17 Temmuz 2012‘de çıkan yangında bir tek zenginin bile canına zarar gelmedi, saçının teli bozulmadı. Peki, Esenyurt, Davutpaşa, Samsun… işçilere, kent yoksullarına mezar olan binalar, üst üste yatılan inşaat şantiyeleri neydi? Onlar için “aptal”, “embesil” mi diyeceğiz?
    11 Mart 2012‘de Esenyurt’ta işçilerin 5 bin liralık konteynır yerine 2 bin liralık çadıra tıkıştırıldığı 500 milyon liralık AVM inşaat şantiyesinde çıkan yangında 11 işçi can vermişti.

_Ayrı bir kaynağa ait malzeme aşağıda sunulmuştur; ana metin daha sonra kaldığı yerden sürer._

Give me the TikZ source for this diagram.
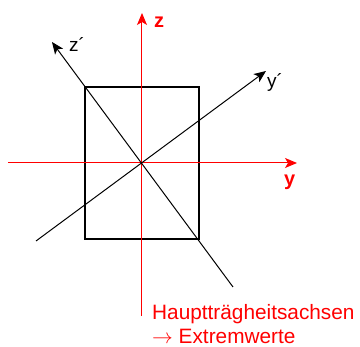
\documentclass[tikz,border=0pt]{standalone}
\usepackage{fontspec}
\setmainfont{Liberation Sans}
\usetikzlibrary{arrows.meta}
\begin{document}
\begin{tikzpicture}[x=1pt,y=-1pt,
  redaxis/.style={draw=red,line width=1pt,-{Stealth[length=12pt,width=10pt,inset=3pt]}},
  blackaxis/.style={draw=black,line width=1pt,-{Stealth[length=12pt,width=10pt,inset=3pt]}},
  redlabel/.style={text=red,font=\fontsize{20}{24}\selectfont\bfseries,inner sep=0pt,anchor=base west},
  blacklabel/.style={text=black,font=\fontsize{19}{23}\selectfont,inner sep=0pt,anchor=base west},
  note/.style={text=red,font=\fontsize{20.8}{25}\selectfont,inner sep=0pt,anchor=base west}]
\useasboundingbox (0,0) rectangle (360,347);
\coordinate (O) at (142,163);
\node[draw=black,line width=2pt,minimum width=114pt,minimum height=152pt,inner sep=0pt] (rect) at (O) {};
% red axes
\coordinate (yl) at (8,163);
\coordinate (yr) at (297,163);
\coordinate (zb) at (142,316);
\coordinate (zt) at (142,13);
\draw[redaxis] (yl) -- (yr);
\draw[redaxis] (zb) -- (zt);
% principal axes
\coordinate (zpb) at (233,287);
\coordinate (zpt) at (52,42);
\coordinate (ypb) at (36,241);
\coordinate (ypt) at (266,71);
\draw[blackaxis] (zpb) -- (zpt);
\draw[blackaxis] (ypb) -- (ypt);
% labels
\node[redlabel] (zlab) at (154,28) {z};
\node[redlabel] (ylab) at (284,186) {y};
\node[blacklabel] (zplab) at (69,52) {z´};
\node[blacklabel] (yplab) at (267,88) {y´};
\node[note] (n1) at (152,320) {Hauptträgheitsachsen};
\node[note] (n2) at (152,344) {$\rightarrow$ Extremwerte};
\end{tikzpicture}
\end{document}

Yangın haberlerinin AVM ve şirket reklamı içeriğinde açıklamalarla dengelendiği burjuva basında, inşaat şirketinin 2009′da 1 milyar 100 milyon dolarlık ciroya karşılık 10 bin dolar vergi ödediği ve bu ortaya çıkınca 30 bin lira “ceza” aldığı da yazıldı.
    Davutpaşa işçi katliamı da 31 Ocak 2008‘de, yine “Tut beni tutayım seni” sistemiyle en küçük iş güvenliği tedbiri alınmadan çalışılan binada meydana gelmiş, 21 işçi can vermişti.
      En sonuncusu ise geçtiğimiz günlerdeki Samsun’da TOKİ felaketi oldu. Dere yatağına yapılan TOKİ “Kuzey Yıldızı” havalı isimli konutlarında ve yöre köylerde 10 kişi göz göre göre öldü.
      Bu derme çatma binalarda, 2 bin liralık inşaat çadırlarında, belediyelerle harman olmuş TOKİ patronlarının izbe işyerlerinde zenginler oturmuyor, çalışmıyordu. Dolayısıyla binaların “akıllı” olmasına gerek yoktu. İşçiler ve kent yoksulları, çocuklar, bu yüzden cayır, cayır yanarak, ciğerleri sudan patlayarak ölüme gittiler. İki kent, iki ölüm, iki yangın, iki müdahale: Sermayenin ve paranın mabetlerinden yaşam, işçi ve emekçilerin çalıştığı ve yaşadığı yerlerden ölüm fışkırıyor. Bu, tekelci kapitalist düzenin “fıtratında” var!